====== INPUT ROWS ======

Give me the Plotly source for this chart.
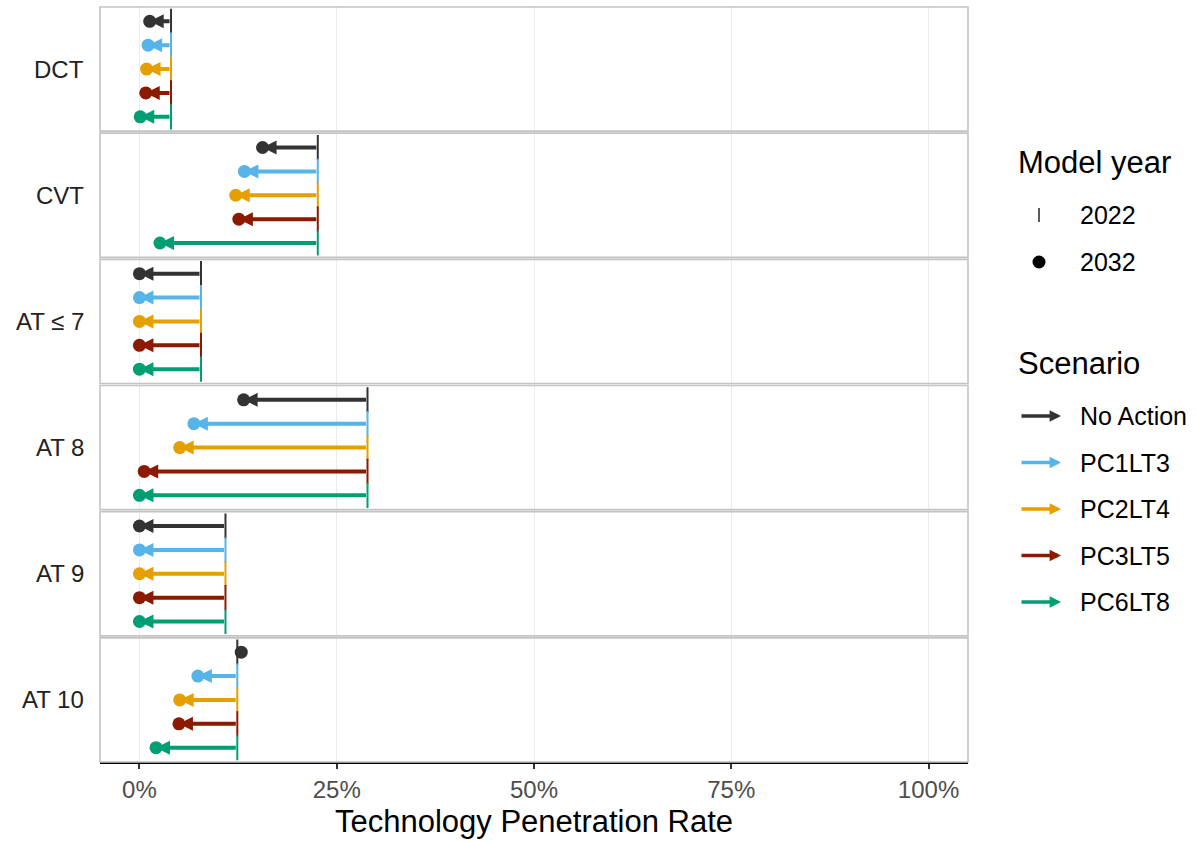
import plotly.graph_objects as go
from plotly.subplots import make_subplots

# ---------------- data ----------------
technologies = ["DCT", "CVT", "AT ≤ 7", "AT 8", "AT 9", "AT 10"]
scenarios = ["No Action", "PC1LT3", "PC2LT4", "PC3LT5", "PC6LT8"]
scenario_colors = ["#333333", "#56B4E9", "#E69F00", "#8B1A00", "#009E73"]

# 2022 penetration (%) per technology (same start for every scenario)
rate_2022 = [4.0, 22.6, 7.8, 28.9, 10.9, 12.4]

# 2032 penetration (%) per technology, in scenario order
rate_2032_dct = [1.3, 1.1, 0.9, 0.8, 0.1]
rate_2032_cvt = [15.6, 13.3, 12.2, 12.6, 2.6]
rate_2032_at7 = [0.0, 0.0, 0.0, 0.0, 0.0]
rate_2032_at8 = [13.2, 6.9, 5.1, 0.6, 0.0]
rate_2032_at9 = [0.0, 0.0, 0.0, 0.0, 0.0]
rate_2032_at10 = [12.9, 7.4, 5.1, 5.0, 2.1]
rate_2032 = [rate_2032_dct, rate_2032_cvt, rate_2032_at7,
             rate_2032_at8, rate_2032_at9, rate_2032_at10]

x_ticks = [0, 25, 50, 75, 100]
x_tick_labels = ["0%", "25%", "50%", "75%", "100%"]
year_labels = ["2022", "2032"]

# ---------------- layout constants ----------------
W, H = 1197, 842
ML, MR, MT, MB = 100, 229, 7, 80
PW, PH = W - ML - MR, H - MT - MB
FONT = "Liberation Sans, Arial, sans-serif"
BORDER = "#C4C4C4"
ARROW_W, ARROW_S = 4, 0.7
LEG_ARROW_W, LEG_ARROW_S = 3.5, 0.65


def px_x(px):
    return (px - ML) / PW


def px_y(py):
    return (H - MB - py) / PH


n = len(technologies)
fig = make_subplots(rows=n, cols=1, shared_xaxes=True, vertical_spacing=2 / PH)

annotations = []
shapes = []
y_idx = list(range(len(scenarios)))

for i, tech in enumerate(technologies):
    r = i + 1
    sfx = "" if r == 1 else str(r)
    starts = [rate_2022[i]] * len(scenarios)
    ends = rate_2032[i]

    # 2022 tick marks
    fig.add_trace(go.Scatter(
        x=starts, y=y_idx, mode="markers", showlegend=False, hoverinfo="skip",
        marker=dict(symbol="line-ns", size=18, color=scenario_colors,
                    line=dict(color=scenario_colors, width=2)),
    ), row=r, col=1)
    # 2032 dots
    fig.add_trace(go.Scatter(
        x=ends, y=y_idx, mode="markers", showlegend=False,
        marker=dict(symbol="circle", size=13, color=scenario_colors,
                    line=dict(width=0)),
        text=scenarios,
        hovertemplate="%{text}: %{x:.1f}%<extra>" + tech + "</extra>",
    ), row=r, col=1)

    # arrows 2022 -> 2032
    for j in y_idx:
        if abs(ends[j] - starts[j]) < 1:
            continue
        annotations.append(dict(
            x=ends[j], y=j, ax=starts[j], ay=j,
            xref="x" + sfx, yref="y" + sfx, axref="x" + sfx, ayref="y" + sfx,
            text="", showarrow=True, arrowhead=2, arrowsize=ARROW_S,
            arrowwidth=ARROW_W, arrowcolor=scenario_colors[j], standoff=0,
        ))

    # facet label
    annotations.append(dict(
        x=0, xref="paper", xanchor="right", xshift=-14,
        y=0.5, yref="y" + sfx + " domain", yanchor="middle",
        text=tech, showarrow=False,
        font=dict(family=FONT, size=24, color="#222222"),
    ))

    # panel border
    shapes.append(dict(
        type="rect", xref="x" + sfx + " domain", yref="y" + sfx + " domain",
        x0=0, x1=1, y0=0, y1=1, line=dict(color=BORDER, width=1.6),
        layer="above",
    ))

    fig.update_yaxes(row=r, col=1, range=[len(scenarios) - 0.4, -0.6],
                     showticklabels=False, ticks="", showgrid=False,
                     zeroline=False, showline=False, fixedrange=True)
    fig.update_xaxes(row=r, col=1, range=[-5, 105], tickvals=x_ticks,
                     ticktext=x_tick_labels, showgrid=True,
                     gridcolor="#EBEBEB", gridwidth=1, zeroline=False,
                     showline=False, fixedrange=True)

# bottom axis
fig.update_xaxes(row=n, col=1, showline=True, linecolor="black", linewidth=2,
                 ticks="outside", ticklen=5, tickwidth=2, tickcolor="#333333",
                 tickfont=dict(family=FONT, size=24, color="#4D4D4D"),
                 title=dict(text="Technology Penetration Rate", standoff=9,
                            font=dict(family=FONT, size=31, color="black")))

# ---------------- manual legend ----------------
leg_title_font = dict(family=FONT, size=31, color="black")
leg_item_font = dict(family=FONT, size=25, color="black")
text_x = px_x(1078)

annotations.append(dict(x=px_x(1016), y=px_y(162), xref="paper", yref="paper",
                        xanchor="left", yanchor="middle", text="Model year",
                        showarrow=False, font=leg_title_font))
year_rows = [215, 262]
for lab, py in zip(year_labels, year_rows):
    annotations.append(dict(x=text_x, y=px_y(py), xref="paper", yref="paper",
                            xanchor="left", yanchor="middle", text=lab,
                            showarrow=False, font=leg_item_font))
# 2022 glyph: thin vertical tick
shapes.append(dict(type="line", xref="paper", yref="paper",
                   x0=px_x(1039), x1=px_x(1039),
                   y0=px_y(year_rows[0] + 7), y1=px_y(year_rows[0] - 7),
                   line=dict(color="black", width=1.3)))
# 2032 glyph: dot
shapes.append(dict(type="circle", xref="paper", yref="paper",
                   xsizemode="pixel", ysizemode="pixel",
                   xanchor=px_x(1039), yanchor=px_y(year_rows[1]),
                   x0=-6.5, x1=6.5, y0=-6.5, y1=6.5,
                   fillcolor="black", line=dict(width=0)))

annotations.append(dict(x=px_x(1016), y=px_y(363), xref="paper", yref="paper",
                        xanchor="left", yanchor="middle", text="Scenario",
                        showarrow=False, font=leg_title_font))
scen_rows = [416, 462.5, 509, 555.5, 602]
for name, col, py in zip(scenarios, scenario_colors, scen_rows):
    annotations.append(dict(x=px_x(1061), y=px_y(py), xref="paper", yref="paper",
                            ax=-41, ay=0, text="", showarrow=True, arrowhead=2,
                            arrowsize=LEG_ARROW_S, arrowwidth=LEG_ARROW_W,
                            arrowcolor=col, standoff=0))
    annotations.append(dict(x=text_x, y=px_y(py), xref="paper", yref="paper",
                            xanchor="left", yanchor="middle", text=name,
                            showarrow=False, font=leg_item_font))

fig.update_layout(
    width=W, height=H, autosize=False,
    margin=dict(l=ML, r=MR, t=MT, b=MB, pad=0),
    plot_bgcolor="white", paper_bgcolor="white",
    font=dict(family=FONT, color="black"),
    showlegend=False,
    annotations=annotations, shapes=shapes,
)

fig.write_html("out.html", config={"displayModeBar": False},
               post_script="document.body.style.margin='0';")
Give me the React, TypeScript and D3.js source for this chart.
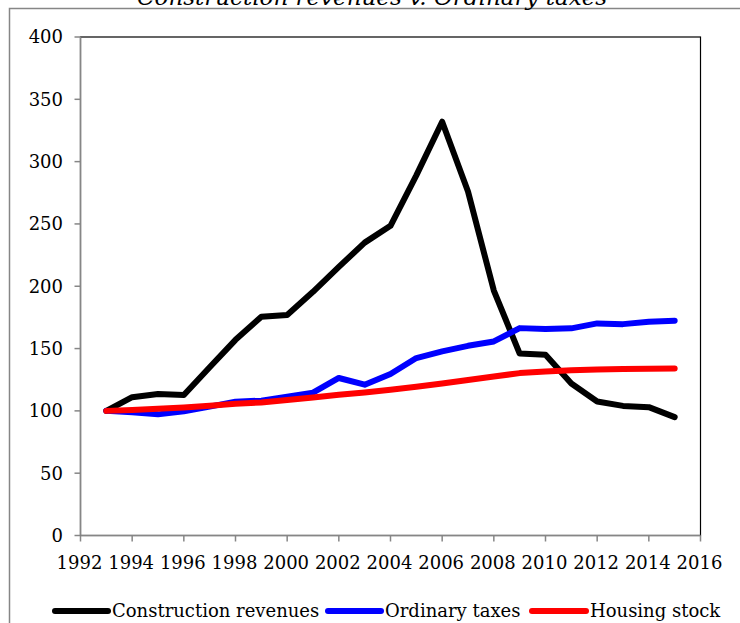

======

SHORT TASK: Write out every line from the entries where "chart" appears.

SOLUTION FOR THIS TASK:
Give me the Plotly source for this chart.
Give me the React, TypeScript and D3.js source for this chart.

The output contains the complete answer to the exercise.